In that transition period, some minor evidence of early-Saxon presence in the former city has been detected — such as a lost brooch — but these traces were scattered by transient people.
22
New foundation stones were only laid once more when Christian London became the seat of an archbishop in the seventh century. Evidence that water drinking was a common practice beyond London came in the form of bronze cups suspended from posts alongside springs on the ‘highway’.
23
These cups were gifts from King Edwin of Northumbria, permitting the traveller to enjoy raw water supplies freely.

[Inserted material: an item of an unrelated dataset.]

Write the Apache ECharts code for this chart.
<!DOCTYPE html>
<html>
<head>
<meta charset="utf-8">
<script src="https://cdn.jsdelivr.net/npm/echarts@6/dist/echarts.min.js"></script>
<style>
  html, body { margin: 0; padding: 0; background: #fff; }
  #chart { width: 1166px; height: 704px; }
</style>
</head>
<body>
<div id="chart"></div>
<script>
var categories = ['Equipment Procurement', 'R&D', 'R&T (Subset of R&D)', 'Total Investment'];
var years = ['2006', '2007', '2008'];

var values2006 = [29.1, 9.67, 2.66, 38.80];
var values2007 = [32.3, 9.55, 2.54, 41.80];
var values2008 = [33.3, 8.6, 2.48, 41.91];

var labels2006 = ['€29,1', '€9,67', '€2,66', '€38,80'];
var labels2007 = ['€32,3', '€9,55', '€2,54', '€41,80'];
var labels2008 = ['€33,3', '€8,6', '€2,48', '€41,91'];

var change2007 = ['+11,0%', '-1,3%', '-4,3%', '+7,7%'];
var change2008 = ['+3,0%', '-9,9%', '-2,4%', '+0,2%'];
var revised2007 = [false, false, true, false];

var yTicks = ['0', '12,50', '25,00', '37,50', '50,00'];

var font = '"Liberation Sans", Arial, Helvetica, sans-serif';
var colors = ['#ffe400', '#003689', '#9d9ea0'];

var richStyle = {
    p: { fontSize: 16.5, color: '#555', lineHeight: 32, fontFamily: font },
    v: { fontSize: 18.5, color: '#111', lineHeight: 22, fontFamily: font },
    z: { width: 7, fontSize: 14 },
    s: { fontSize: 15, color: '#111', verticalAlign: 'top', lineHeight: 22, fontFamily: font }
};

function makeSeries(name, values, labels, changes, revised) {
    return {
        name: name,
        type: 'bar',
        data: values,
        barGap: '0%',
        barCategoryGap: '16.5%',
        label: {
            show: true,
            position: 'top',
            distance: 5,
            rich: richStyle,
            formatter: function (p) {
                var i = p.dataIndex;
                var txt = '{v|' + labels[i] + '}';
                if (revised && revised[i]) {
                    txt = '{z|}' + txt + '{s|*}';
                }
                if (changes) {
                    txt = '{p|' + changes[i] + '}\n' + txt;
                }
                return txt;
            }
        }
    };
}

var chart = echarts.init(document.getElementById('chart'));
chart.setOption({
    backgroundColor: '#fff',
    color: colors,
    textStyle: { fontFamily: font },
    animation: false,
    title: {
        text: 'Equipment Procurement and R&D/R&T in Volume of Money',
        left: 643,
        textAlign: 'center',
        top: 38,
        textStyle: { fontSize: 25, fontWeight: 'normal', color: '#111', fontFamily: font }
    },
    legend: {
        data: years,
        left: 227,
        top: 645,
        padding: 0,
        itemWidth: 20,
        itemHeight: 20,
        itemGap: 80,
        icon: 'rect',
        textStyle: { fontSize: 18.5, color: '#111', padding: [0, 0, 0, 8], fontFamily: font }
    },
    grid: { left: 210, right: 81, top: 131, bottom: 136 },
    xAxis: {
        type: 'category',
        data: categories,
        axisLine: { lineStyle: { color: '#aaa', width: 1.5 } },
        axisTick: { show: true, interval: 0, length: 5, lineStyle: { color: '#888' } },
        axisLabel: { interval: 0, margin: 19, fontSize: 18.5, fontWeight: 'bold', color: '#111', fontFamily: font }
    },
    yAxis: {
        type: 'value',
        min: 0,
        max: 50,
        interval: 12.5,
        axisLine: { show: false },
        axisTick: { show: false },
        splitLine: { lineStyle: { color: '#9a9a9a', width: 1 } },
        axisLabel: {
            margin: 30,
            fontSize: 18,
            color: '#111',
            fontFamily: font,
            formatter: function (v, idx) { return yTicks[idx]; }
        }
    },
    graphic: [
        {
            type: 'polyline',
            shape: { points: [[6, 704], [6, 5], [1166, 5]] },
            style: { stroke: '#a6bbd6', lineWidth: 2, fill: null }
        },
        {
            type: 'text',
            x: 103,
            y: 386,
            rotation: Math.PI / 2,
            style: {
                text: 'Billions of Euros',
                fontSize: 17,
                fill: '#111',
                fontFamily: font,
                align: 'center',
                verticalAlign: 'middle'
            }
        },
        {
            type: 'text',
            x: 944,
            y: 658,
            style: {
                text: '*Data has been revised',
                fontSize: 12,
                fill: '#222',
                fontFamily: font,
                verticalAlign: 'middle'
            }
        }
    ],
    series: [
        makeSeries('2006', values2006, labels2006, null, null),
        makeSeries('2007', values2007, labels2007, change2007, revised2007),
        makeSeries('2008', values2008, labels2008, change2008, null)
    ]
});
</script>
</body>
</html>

Saxons reoccupied London in the sixth century as Britain’s new religious culture deepened.
24
St Paul’s Cathedral was founded in A.D.604 and during the eighth and ninth-centuries Christian beliefs were further inscribed in churches of a more modest scale inside the boundaries marked by the old Roman walls. Extramurally, Westminster was defined as a community in A.D. 785 for ‘the needy people of God’ and an order of Benedictine monks settled under the watch of St Dunstan, Bishop of London, in A.D. 960.
25
When Westminster Abbey was completed in A.D. 1065, rudimentary plumbing conducted water for the ritualistic washing practices of the Benedictines. Remains
of a tap excavated from the original site are believed to originate from a ‘water-filtering system’.
26
No doubt general matter such as leaves and insects had to be strained away, but it is possible that water for cooking and drinking was also treated to some aesthetically superior version of the raw good.

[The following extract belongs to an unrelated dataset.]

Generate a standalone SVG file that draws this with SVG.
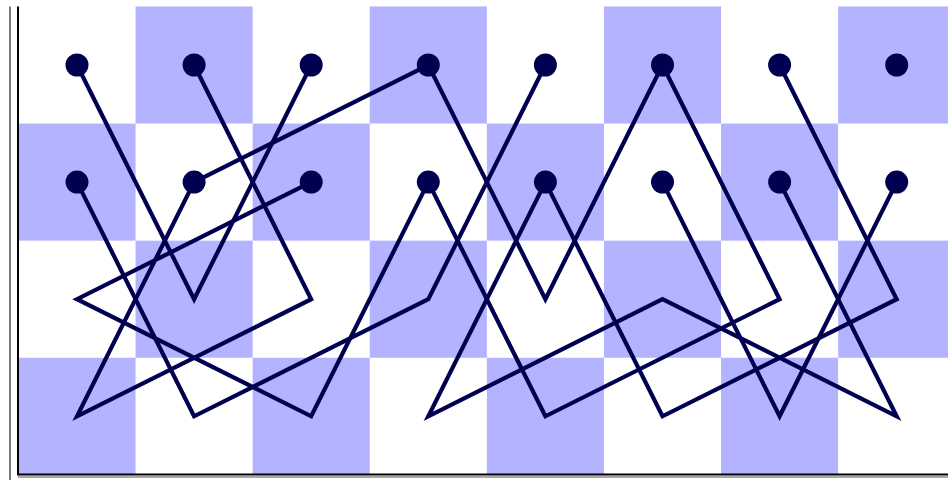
<svg xmlns="http://www.w3.org/2000/svg" width="948" height="480" viewBox="0 0 948 480">
<style>
.sq{fill:#b3b3ff;stroke:none}
.path{fill:none;stroke:#000050;stroke-width:4.2;stroke-linejoin:miter;stroke-miterlimit:10}
.dot{fill:#000050;stroke:none}
</style>
<rect x="0" y="0" width="948" height="480" fill="#ffffff"/>
<g id="board">
<rect class="sq" x="135.55" y="6.45" width="117.1" height="117.1"/>
<rect class="sq" x="369.75" y="6.45" width="117.1" height="117.1"/>
<rect class="sq" x="603.95" y="6.45" width="117.1" height="117.1"/>
<rect class="sq" x="838.15" y="6.45" width="117.1" height="117.1"/>
<rect class="sq" x="18.45" y="123.55" width="117.1" height="117.1"/>
<rect class="sq" x="252.65" y="123.55" width="117.1" height="117.1"/>
<rect class="sq" x="486.85" y="123.55" width="117.1" height="117.1"/>
<rect class="sq" x="721.05" y="123.55" width="117.1" height="117.1"/>
<rect class="sq" x="135.55" y="240.65" width="117.1" height="117.1"/>
<rect class="sq" x="369.75" y="240.65" width="117.1" height="117.1"/>
<rect class="sq" x="603.95" y="240.65" width="117.1" height="117.1"/>
<rect class="sq" x="838.15" y="240.65" width="117.1" height="117.1"/>
<rect class="sq" x="18.45" y="357.75" width="117.1" height="117.1"/>
<rect class="sq" x="252.65" y="357.75" width="117.1" height="117.1"/>
<rect class="sq" x="486.85" y="357.75" width="117.1" height="117.1"/>
<rect class="sq" x="721.05" y="357.75" width="117.1" height="117.1"/>
</g>
<g id="axes">
<line x1="10" y1="6.45" x2="10" y2="480" stroke="#7a7a7a" stroke-width="2"/>
<path d="M18,6.45 V474.5 H948" fill="none" stroke="#000000" stroke-width="2"/>
<line x1="18" y1="477" x2="948" y2="477" stroke="#8a8a8a" stroke-width="1.5"/>
</g>
<g id="connectors">
<polyline class="path" points="77,65 194.1,299.2 311.2,65"/>
<polyline class="path" points="311.2,182.1 77,299.2 311.2,416.3 428.3,182.1 545.4,416.3 779.6,299.2 662.5,65 545.4,299.2 428.3,65 194.1,182.1 77,416.3 311.2,299.2 194.1,65"/>
<polyline class="path" points="77,182.1 194.1,416.3 428.3,299.2 545.4,65"/>
<polyline class="path" points="779.6,182.1 896.7,416.3 662.5,299.2 428.3,416.3 545.4,182.1 662.5,416.3 896.7,299.2 779.6,65"/>
<polyline class="path" points="662.5,182.1 779.6,416.3 896.7,182.1"/>
</g>
<g id="n00"><circle class="dot" cx="77" cy="65" r="11.5"/></g>
<g id="n10"><circle class="dot" cx="194.1" cy="65" r="11.5"/></g>
<g id="n20"><circle class="dot" cx="311.2" cy="65" r="11.5"/></g>
<g id="n30"><circle class="dot" cx="428.3" cy="65" r="11.5"/></g>
<g id="n40"><circle class="dot" cx="545.4" cy="65" r="11.5"/></g>
<g id="n50"><circle class="dot" cx="662.5" cy="65" r="11.5"/></g>
<g id="n60"><circle class="dot" cx="779.6" cy="65" r="11.5"/></g>
<g id="n70"><circle class="dot" cx="896.7" cy="65" r="11.5"/></g>
<g id="n01"><circle class="dot" cx="77" cy="182.1" r="11.5"/></g>
<g id="n11"><circle class="dot" cx="194.1" cy="182.1" r="11.5"/></g>
<g id="n21"><circle class="dot" cx="311.2" cy="182.1" r="11.5"/></g>
<g id="n31"><circle class="dot" cx="428.3" cy="182.1" r="11.5"/></g>
<g id="n41"><circle class="dot" cx="545.4" cy="182.1" r="11.5"/></g>
<g id="n51"><circle class="dot" cx="662.5" cy="182.1" r="11.5"/></g>
<g id="n61"><circle class="dot" cx="779.6" cy="182.1" r="11.5"/></g>
<g id="n71"><circle class="dot" cx="896.7" cy="182.1" r="11.5"/></g>
</svg>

Back inside the walled city, citizens of the City of London were granted a charter outlining their rights under William the Conqueror’s administration in 1066. During that century, the only hard water evidence of note in the Museum of London are water-collecting buckets dated from the Norman period, suggesting that new wells had been sunk or rediscovered. By 1215 a government for the Square Mile, with a Mayor and an elected Corporation was in place.
27
Extramurally, parish ward boundaries, such as St Martin-in-the-Fields and St Dunstan, were drawn up during the late tenth and early eleventh centuries. By the end of the twelfth century, Christian London’s population was estimated at between 20,000 and 25,000 people, making it the most populous, and wealthiest, city in England.